Other moments here follow more closely the airtight psych-rock energy the band cultivates on its albums and uses it to create new and excellently catchy tunes. High-register vocal rundowns in the chorus elevate the already great jangle rock of “Always Flying”, while “Devil Again” sears with a bluesy fury, even as it bounces along playfully. Elsewhere “Ugly Man” slows down the formula and spaces it out, crafting an overcast version of the band’s usually bright tones. Meanwhile, “Crushed Glass” scuffs it up with a hyper-fuzzed bass and treated vocals.
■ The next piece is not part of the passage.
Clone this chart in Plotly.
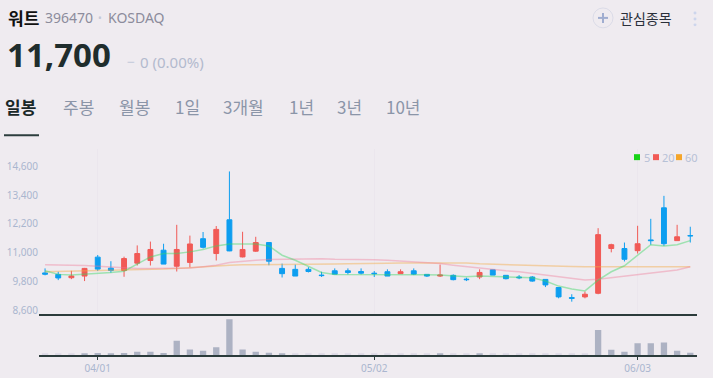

It’s a more feral take than most of these, but it also delivers unforgettable hooks as it snarls along.

There are more out-there attempts here, and the playfulness of some of these takes is charming. Some of them, however, end up being experimental seeds that don’t yield quite as much fruit as they could. “Burning Spear” ramps up the overdrive and borrows on the kind of tremolo sounds Modest Mouse trademarks, but while this is a scrappier version of that, it spins its wheels in places instead of charging forward. Similarly, “FBI2” has a Waits-ian circus quality to it, and it hear Dwyer howl over churning drums is great, but the songs never real goes anywhere with its aesthetic. The curious thing about these moments, though they are far from bad, are that they end up being the weirdest yet the least distinct moments for the band. In other words, it’s not that they don’t sound like themselves, since one of the band’s strengths is its protean approach to garage rock, but rather that they sound like too much like others when they drift to the fringe.

And yet these are merely moments that are good and not great, strange but not as deeply cutting as the eccentric moments on their full albums. Vol. 3 operates as parts of its own long-term pattern, of course, since it follows two other volumes of collected singles. And, like the proper albums, these collections seem to get better each time around. Vol. 3 is the best of these singles collections yet, with some downright gems and curious if imperfect steps into the unknown. Most importantly, it shows that Dwyer and Thee Oh Sees are far from settling into a groove, even as the band seems to be more locked in than ever.